:: Exercise input ::

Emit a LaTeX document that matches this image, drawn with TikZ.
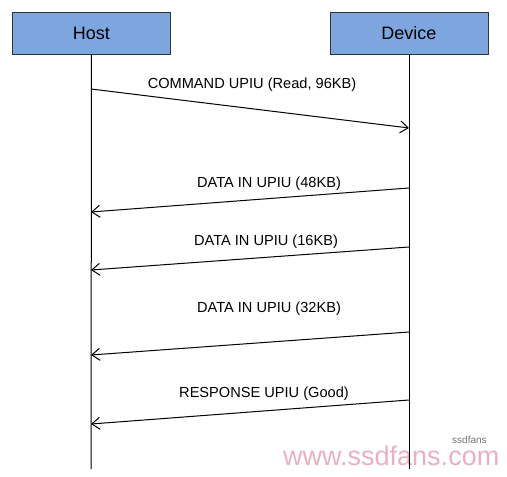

:::
:: Exercise input ::

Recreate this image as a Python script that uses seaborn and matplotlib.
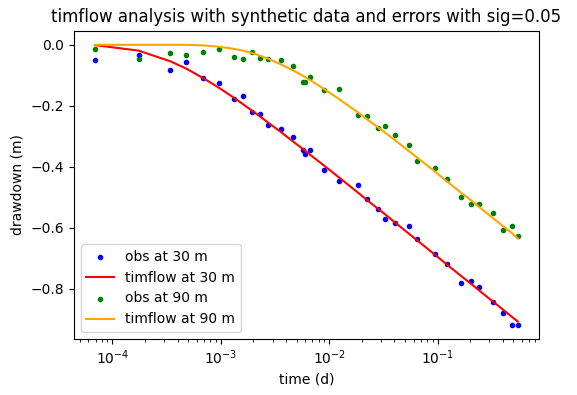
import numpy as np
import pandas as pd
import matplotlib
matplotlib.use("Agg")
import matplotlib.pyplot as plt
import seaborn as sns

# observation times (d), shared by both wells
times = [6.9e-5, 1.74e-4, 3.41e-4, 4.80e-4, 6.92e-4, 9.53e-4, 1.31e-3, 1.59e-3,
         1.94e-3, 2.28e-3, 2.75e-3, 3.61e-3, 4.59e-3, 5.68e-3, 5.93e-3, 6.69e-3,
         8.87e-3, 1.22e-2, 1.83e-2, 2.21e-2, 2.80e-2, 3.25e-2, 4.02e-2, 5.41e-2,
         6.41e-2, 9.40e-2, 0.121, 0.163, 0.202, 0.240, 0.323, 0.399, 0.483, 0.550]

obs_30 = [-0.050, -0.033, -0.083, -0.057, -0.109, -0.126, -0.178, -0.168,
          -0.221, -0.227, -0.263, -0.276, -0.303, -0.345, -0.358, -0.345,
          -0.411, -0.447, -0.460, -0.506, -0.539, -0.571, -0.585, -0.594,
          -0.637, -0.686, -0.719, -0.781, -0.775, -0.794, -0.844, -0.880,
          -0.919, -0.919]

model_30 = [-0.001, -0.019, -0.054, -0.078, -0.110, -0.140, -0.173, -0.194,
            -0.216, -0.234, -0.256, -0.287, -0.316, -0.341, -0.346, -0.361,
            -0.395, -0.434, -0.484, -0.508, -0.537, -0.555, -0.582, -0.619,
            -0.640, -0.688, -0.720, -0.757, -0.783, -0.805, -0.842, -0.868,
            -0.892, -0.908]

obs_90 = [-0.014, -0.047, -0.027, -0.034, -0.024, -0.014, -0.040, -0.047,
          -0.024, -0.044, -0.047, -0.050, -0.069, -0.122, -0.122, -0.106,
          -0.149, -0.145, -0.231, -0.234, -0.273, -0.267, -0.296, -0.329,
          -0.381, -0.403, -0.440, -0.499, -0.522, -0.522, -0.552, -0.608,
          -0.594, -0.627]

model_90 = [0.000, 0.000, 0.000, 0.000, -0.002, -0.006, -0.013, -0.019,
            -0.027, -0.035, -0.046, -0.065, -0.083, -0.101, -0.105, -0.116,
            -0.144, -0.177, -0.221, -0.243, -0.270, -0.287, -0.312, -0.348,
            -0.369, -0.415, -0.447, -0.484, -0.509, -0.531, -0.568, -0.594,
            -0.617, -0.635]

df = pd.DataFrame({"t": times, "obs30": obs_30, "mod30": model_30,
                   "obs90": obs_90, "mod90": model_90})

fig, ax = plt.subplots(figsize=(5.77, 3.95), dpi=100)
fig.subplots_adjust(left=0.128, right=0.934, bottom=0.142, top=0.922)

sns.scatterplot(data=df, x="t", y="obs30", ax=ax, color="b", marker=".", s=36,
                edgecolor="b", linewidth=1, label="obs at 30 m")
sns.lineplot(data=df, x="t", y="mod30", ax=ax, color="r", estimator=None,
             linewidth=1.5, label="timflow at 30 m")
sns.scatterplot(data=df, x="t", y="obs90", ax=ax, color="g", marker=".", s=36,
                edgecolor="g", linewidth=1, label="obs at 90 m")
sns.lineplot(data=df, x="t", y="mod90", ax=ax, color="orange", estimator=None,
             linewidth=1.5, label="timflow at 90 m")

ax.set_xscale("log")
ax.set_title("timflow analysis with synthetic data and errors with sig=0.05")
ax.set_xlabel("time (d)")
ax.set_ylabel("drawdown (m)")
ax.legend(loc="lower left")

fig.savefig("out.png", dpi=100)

:::
:: Exercise input ::

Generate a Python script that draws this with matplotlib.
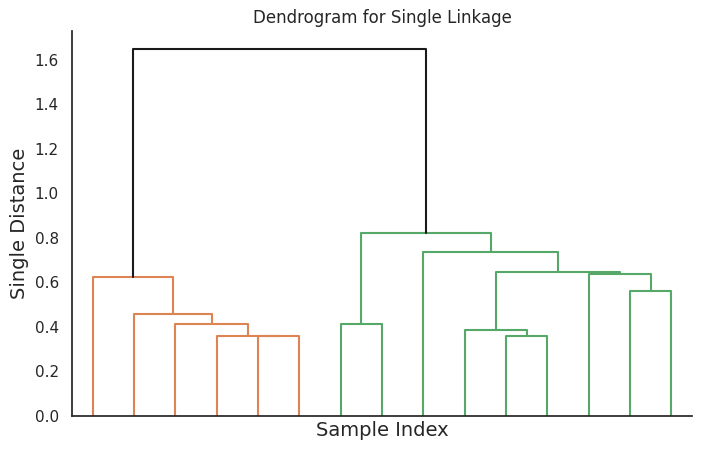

:::

**Objective:** Look above for the line with "Recreate this image" and copy exactly from it through the line with "-0.919, -0.919]", both included. Omit the pictures.

**Solution to the exercise:**
Recreate this image as a Python script that uses seaborn and matplotlib.
import numpy as np
import pandas as pd
import matplotlib
matplotlib.use("Agg")
import matplotlib.pyplot as plt
import seaborn as sns

# observation times (d), shared by both wells
times = [6.9e-5, 1.74e-4, 3.41e-4, 4.80e-4, 6.92e-4, 9.53e-4, 1.31e-3, 1.59e-3,
         1.94e-3, 2.28e-3, 2.75e-3, 3.61e-3, 4.59e-3, 5.68e-3, 5.93e-3, 6.69e-3,
         8.87e-3, 1.22e-2, 1.83e-2, 2.21e-2, 2.80e-2, 3.25e-2, 4.02e-2, 5.41e-2,
         6.41e-2, 9.40e-2, 0.121, 0.163, 0.202, 0.240, 0.323, 0.399, 0.483, 0.550]

obs_30 = [-0.050, -0.033, -0.083, -0.057, -0.109, -0.126, -0.178, -0.168,
          -0.221, -0.227, -0.263, -0.276, -0.303, -0.345, -0.358, -0.345,
          -0.411, -0.447, -0.460, -0.506, -0.539, -0.571, -0.585, -0.594,
          -0.637, -0.686, -0.719, -0.781, -0.775, -0.794, -0.844, -0.880,
          -0.919, -0.919]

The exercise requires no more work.